ON 11 DECEMBER, the Supreme Court of India delivered a devastating verdict confirming the criminalisation of consensual sexual acts “against the order of nature”. The case, Suresh Kumar Koushal v. Naz Foundation, on appeal from a visionary Delhi High Court ruling, offered the court an opportunity to usher India into a new era of enriched civil rights. Instead, Justice GS Singhvi’s judgement, which garnered the silent concurrence of his brother judge SJ Mukhopadhaya, evoked memories of the court’s darkest moment, when, during the national emergency imposed in 1975, it infamously ruled in the “Habeas Corpus” case that fundamental rights—including the right to life—could be suspended during such emergencies. Singhvi’s judgment, delivered on his last day as a judge, also validated the terrifying proposition that a person’s right to govern how he or she lives is subject to the state’s ability to discriminate at will.

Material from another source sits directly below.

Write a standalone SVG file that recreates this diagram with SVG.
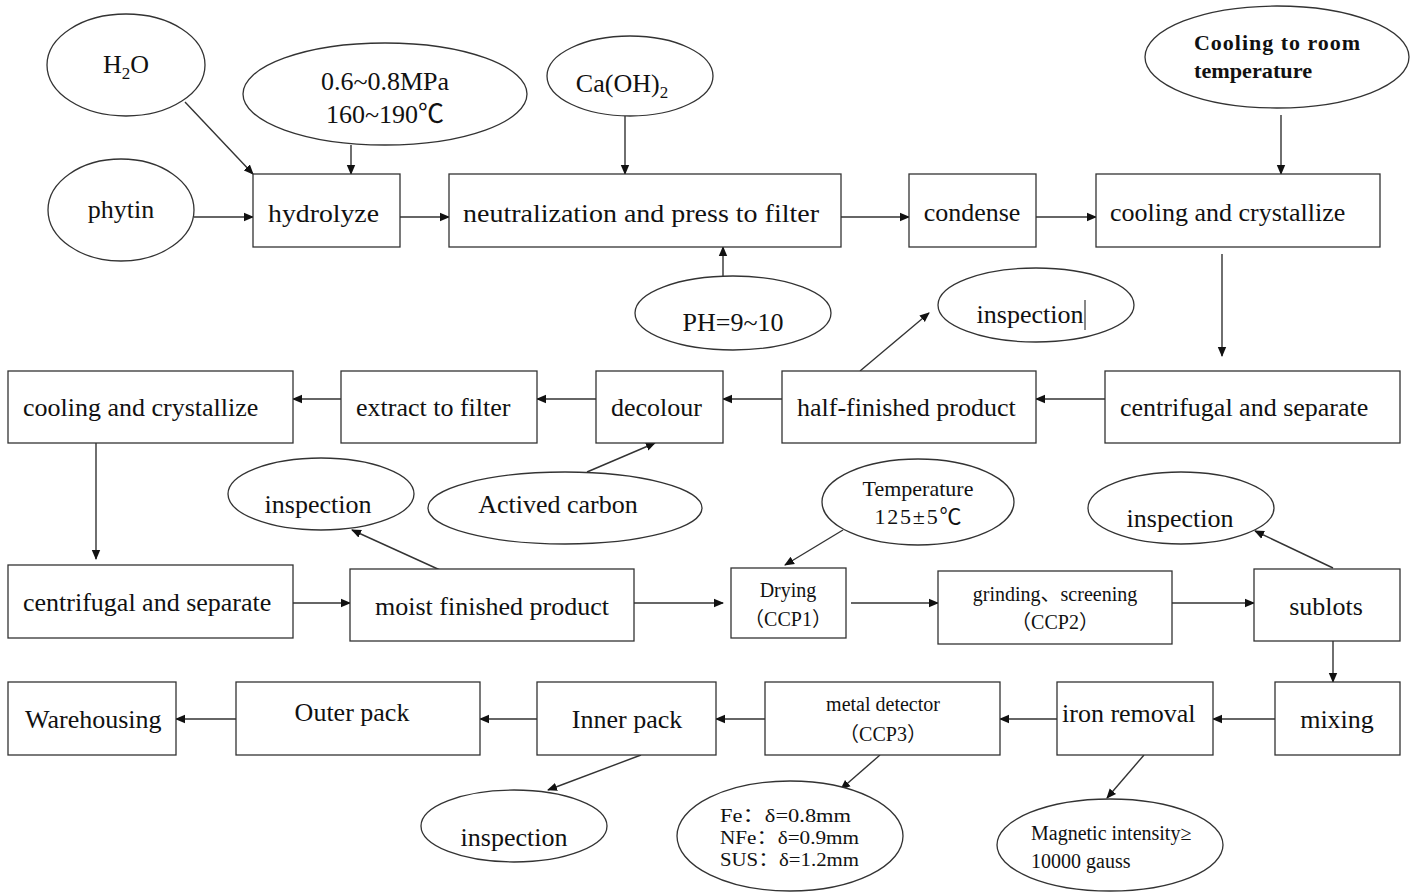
<svg xmlns="http://www.w3.org/2000/svg" width="1418" height="892" viewBox="0 0 1418 892">
<style>
.n{fill:#fff;stroke:#333;stroke-width:1.3}
.t{font-family:"Liberation Serif","Noto Sans CJK SC",serif;font-size:26px;fill:#111;text-anchor:middle}
.s{font-size:20px}
.m{font-size:22px}
.f{font-size:19px}
.l{text-anchor:start}
.b{font-weight:bold}
.c line{stroke:#333;stroke-width:1.4;marker-end:url(#a)}
</style>
<defs>
<marker id="a" markerWidth="10" markerHeight="10" refX="9" refY="5" orient="auto" markerUnits="userSpaceOnUse">
<path d="M0,0.8 L10,5 L0,9.2 Z" fill="#111"/>
</marker>
</defs>
<rect width="1418" height="892" fill="#fff"/>
<g class="c" id="connectors">
<line x1="185" y1="102" x2="253" y2="174"/>
<line x1="351" y1="145" x2="351" y2="174"/>
<line x1="194" y1="217" x2="253" y2="217"/>
<line x1="400" y1="217" x2="449" y2="217"/>
<line x1="625" y1="116" x2="625" y2="174"/>
<line x1="723" y1="276" x2="723" y2="247"/>
<line x1="841" y1="217" x2="909" y2="217"/>
<line x1="1036" y1="217" x2="1096" y2="217"/>
<line x1="1281" y1="115" x2="1281" y2="174"/>
<line x1="1222" y1="254" x2="1222" y2="356"/>
<line x1="1105" y1="399" x2="1036" y2="399"/>
<line x1="782" y1="399" x2="723" y2="399"/>
<line x1="596" y1="399" x2="537" y2="399"/>
<line x1="341" y1="399" x2="293" y2="399"/>
<line x1="860" y1="371" x2="929" y2="313"/>
<line x1="587" y1="472" x2="655" y2="443"/>
<line x1="96" y1="443" x2="96" y2="559"/>
<line x1="293" y1="603" x2="350" y2="603"/>
<line x1="440" y1="570" x2="352" y2="530"/>
<line x1="634" y1="603" x2="723" y2="603"/>
<line x1="843" y1="530" x2="785" y2="565"/>
<line x1="851" y1="603" x2="938" y2="603"/>
<line x1="1172" y1="603" x2="1254" y2="603"/>
<line x1="1333" y1="568" x2="1255" y2="531"/>
<line x1="1333" y1="641" x2="1333" y2="682"/>
<line x1="1275" y1="719" x2="1213" y2="719"/>
<line x1="1057" y1="719" x2="1000" y2="719"/>
<line x1="765" y1="719" x2="716" y2="719"/>
<line x1="537" y1="719" x2="480" y2="719"/>
<line x1="236" y1="719" x2="176" y2="719"/>
<line x1="641" y1="755" x2="548" y2="790"/>
<line x1="880" y1="755" x2="841" y2="789"/>
<line x1="1144" y1="755" x2="1107" y2="798"/>
</g>
<g id="h2o"><ellipse class="n" cx="126" cy="65" rx="79" ry="51"/><text class="t" x="126" y="73">H<tspan font-size="17" dy="6">2</tspan><tspan dy="-6">O</tspan></text></g>
<g id="phytin"><ellipse class="n" cx="121" cy="210" rx="73" ry="51"/><text class="t" x="121" y="218">phytin</text></g>
<g id="pressure"><ellipse class="n" cx="385" cy="94" rx="142" ry="51"/><text class="t" x="385" y="90">0.6~0.8MPa</text><text class="t" x="385" y="123">160~190℃</text></g>
<g id="caoh"><ellipse class="n" cx="630" cy="76" rx="83" ry="40"/><text class="t" x="622" y="92">Ca(OH)<tspan font-size="17" dy="6">2</tspan></text></g>
<g id="hydrolyze"><rect class="n" x="253" y="174" width="147" height="73"/><text class="t l" x="268" y="222" textLength="111" lengthAdjust="spacingAndGlyphs">hydrolyze</text></g>
<g id="neutralization"><rect class="n" x="449" y="174" width="392" height="73"/><text class="t l" x="463" y="222" textLength="356" lengthAdjust="spacingAndGlyphs">neutralization and press to filter</text></g>
<g id="ph"><ellipse class="n" cx="733" cy="313" rx="98" ry="37"/><text class="t" x="733" y="331">PH=9~10</text></g>
<g id="condense"><rect class="n" x="909" y="174" width="127" height="73"/><text class="t" x="972" y="221">condense</text></g>
<g id="cooling1"><rect class="n" x="1096" y="174" width="284" height="73"/><text class="t l" x="1110" y="221">cooling and crystallize</text></g>
<g id="roomtemp"><ellipse class="n" cx="1277" cy="57" rx="132" ry="51"/><text class="t m l b" x="1194" y="50" textLength="166" lengthAdjust="spacing">Cooling to room</text><text class="t m l b" x="1194" y="78" textLength="118" lengthAdjust="spacingAndGlyphs">temperature</text></g>
<g id="inspection1"><ellipse class="n" cx="1036" cy="305" rx="98" ry="37"/><text class="t" x="1030" y="323">inspection</text><line x1="1085" y1="300" x2="1085" y2="330" stroke="#111" stroke-width="1"/></g>
<g id="centrifugal1"><rect class="n" x="1105" y="371" width="295" height="72"/><text class="t l" x="1120" y="416">centrifugal and separate</text></g>
<g id="halffinished"><rect class="n" x="782" y="371" width="254" height="72"/><text class="t l" x="797" y="416">half-finished product</text></g>
<g id="decolour"><rect class="n" x="596" y="371" width="127" height="72"/><text class="t l" x="611" y="416">decolour</text></g>
<g id="extract"><rect class="n" x="341" y="371" width="196" height="72"/><text class="t l" x="356" y="416">extract to filter</text></g>
<g id="cooling2"><rect class="n" x="8" y="371" width="285" height="72"/><text class="t l" x="23" y="416">cooling and crystallize</text></g>
<g id="carbon"><ellipse class="n" cx="565" cy="508" rx="137" ry="36"/><text class="t" x="558" y="513">Actived carbon</text></g>
<g id="inspection2"><ellipse class="n" cx="321" cy="494" rx="93" ry="36"/><text class="t" x="318" y="513">inspection</text></g>
<g id="centrifugal2"><rect class="n" x="8" y="565" width="285" height="73"/><text class="t l" x="23" y="611">centrifugal and separate</text></g>
<g id="moist"><rect class="n" x="350" y="569" width="284" height="72"/><text class="t" x="492" y="615">moist finished product</text></g>
<g id="temperature"><ellipse class="n" cx="918" cy="502" rx="96" ry="43"/><text class="t m" x="918" y="496">Temperature</text><text class="t m" x="918" y="524" textLength="87" lengthAdjust="spacing">125±5℃</text></g>
<g id="drying"><rect class="n" x="731" y="568" width="115" height="70"/><text class="t s" x="788" y="597">Drying</text><text class="t s" x="788" y="626">（CCP1）</text></g>
<g id="grinding"><rect class="n" x="938" y="571" width="234" height="73"/><text class="t s" x="1055" y="601">grinding、screening</text><text class="t s" x="1055" y="629">（CCP2）</text></g>
<g id="sublots"><rect class="n" x="1254" y="569" width="146" height="72"/><text class="t" x="1326" y="615">sublots</text></g>
<g id="inspection3"><ellipse class="n" cx="1181" cy="508" rx="93" ry="36"/><text class="t" x="1180" y="527">inspection</text></g>
<g id="mixing"><rect class="n" x="1275" y="682" width="125" height="73"/><text class="t" x="1337" y="728">mixing</text></g>
<g id="ironremoval"><rect class="n" x="1057" y="682" width="156" height="73"/><text class="t l" x="1062" y="722">iron removal</text></g>
<g id="metaldetector"><rect class="n" x="765" y="682" width="235" height="73"/><text class="t s" x="883" y="711">metal detector</text><text class="t s" x="883" y="741">（CCP3）</text></g>
<g id="innerpack"><rect class="n" x="537" y="682" width="179" height="73"/><text class="t" x="627" y="728">Inner pack</text></g>
<g id="outerpack"><rect class="n" x="236" y="682" width="244" height="73"/><text class="t" x="352" y="721">Outer pack</text></g>
<g id="warehousing"><rect class="n" x="8" y="682" width="168" height="73"/><text class="t l" x="25" y="728">Warehousing</text></g>
<g id="inspection4"><ellipse class="n" cx="514" cy="826" rx="93" ry="36"/><text class="t" x="514" y="846">inspection</text></g>
<g id="metalspec"><ellipse class="n" cx="790" cy="836" rx="113" ry="55"/><text class="t f l" x="720" y="822" textLength="131" lengthAdjust="spacingAndGlyphs">Fe：δ=0.8mm</text><text class="t f l" x="720" y="844" textLength="139" lengthAdjust="spacingAndGlyphs">NFe：δ=0.9mm</text><text class="t f l" x="720" y="866" textLength="139" lengthAdjust="spacingAndGlyphs">SUS：δ=1.2mm</text></g>
<g id="magnetic"><ellipse class="n" cx="1110" cy="845" rx="113" ry="46"/><text class="t s l" x="1031" y="840">Magnetic intensity≥</text><text class="t s l" x="1031" y="868">10000 gauss</text></g>
</svg>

In July 2009, the Delhi High Court sought to extricate Section 377 of the Indian Penal Code (IPC), the colonial-era law under challenge, from its entrenched arbitrariness. The law seeks to punish with imprisonment for life or for a term of up to ten years any person who voluntarily has “carnal intercourse against the order of nature with any man, woman or animal”. Over the years, the term “against the order of nature” has been interpreted in a manner that includes all penile-non-vaginal sexual acts. Although in theory the provision is applicable to persons of all sexual orientations, it criminalises, without mitigation, every penetrative sexual act between two men. The effect of this discrimination—as Naz Foundation (India) Trust, the petitioner in the Delhi High Court, successfully argued—is a profound vilification of LGBT communities in Indian society. Now, four years later, the Supreme Court has reversed this verdict by way of acute moral proselytisation, and has infused its own sense of virtue into the constitution. The Delhi High Court, Singhvi wrote, was anxious to “protect the so-called rights of LGBT persons and to declare that Section 377 violates the right to privacy, autonomy and dignity”. These matters, according to Singhvi, were best left to the parliament. “The competent legislature,” the judge wrote in conclusion, “shall be free to consider the desirability and propriety of deleting Section 377.”
This illusory appeal to democratic principles that espouse parliamentary supremacy is, however, misinformed, and contradicts India’s constitutional structure. Our country’s parliament, unlike Britain’s, is not sovereign. Its ability to make laws is subject to the constitution’s parameters, chief among them Article 13, which forbids legislatures from enacting laws that contravene fundamental rights. Section 377, which effectively criminalises homosexuality, is a classic case of discrimination. The Supreme Court, in allowing this perversely illegitimate provision to stand, has abdicated its foundational responsibility and struck a hammer blow against India’s constitutional philosophy.